Delegators. Under EPoS, there are so many issues that everyone has their ideas on how to tweak things and fix it. Again, I do not see delegator stake as an issue at any fundamental level, it is merely a superficial band aid on top of a much worse problem. As validators, do we really want to spend all of our time putting out fire, or do we just want to go and arrest the arsonist? With randomization, any validator that gets disproportionately powerful can be dealt with in manner ways. One option, which may be unneeded depending on all parameters used for election, is to just reduce the probability of election for validators that get too big. This way, it’s hands off, it “just works”…a validator gets too big (in relation to all others), and their election probability begins to drop.
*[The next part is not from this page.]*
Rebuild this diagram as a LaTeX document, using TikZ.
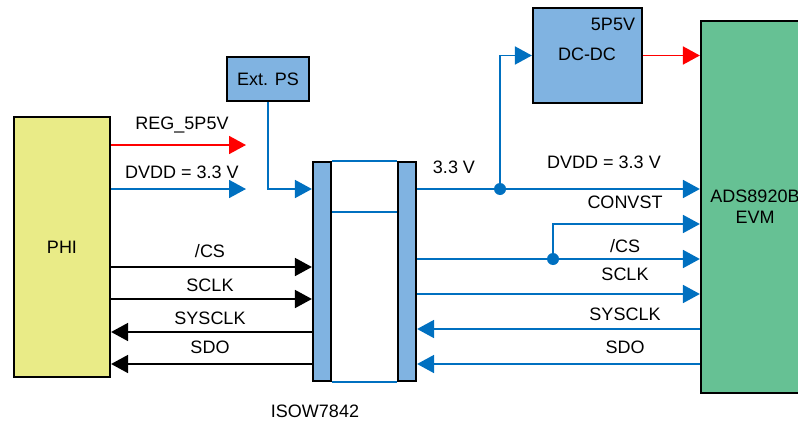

If this does not limit their growth enough, it will drop more, and this will continue until either their growth stops long enough for others to catch up, or until their election probability is low enough that delegators begin to move their stake elsewhere.
Randomization: This solves all issues that I am aware of. It can be made as simple or sophisticated as desired, but realistically a pretty basic model is probably good enough (total stake, bid, uptime). A critical distinction is that in the current EPoS, as long as you are not at the 800th slot, you can add or remove keys and you have 100% certainty you will be elected; this almost complete control of ones own destination is the heart of the problem. The collective action of 100+ validators making small tweaks means that new validators who do not control their own destiny are at the mercy of those actions. With randomization, each slot will be bid independently, so if a validator wants to create 100 keys they can, but there is no way they are going to win all of those bids. The more keys they create, the lower the bid and therefore probability of election, and so they need to find the sweet spot where they balance the risk of losing a bid against the reward of a higher return for the bids they win. Any individual validator can play this game and decide where within this risk/reward space they want to park themselves, but collectively the system will behave according to the parameters voted on and used for in the election process.
This idea (or similar ones) is dead in the water if randomization cannot occur on Harmony. It has been suggested, but technical details about why have not been given. It feels very much like the limitation isn’t technical, but more of a desire to go down this path. any technical details about why randomization cannot be done would be useful to hear.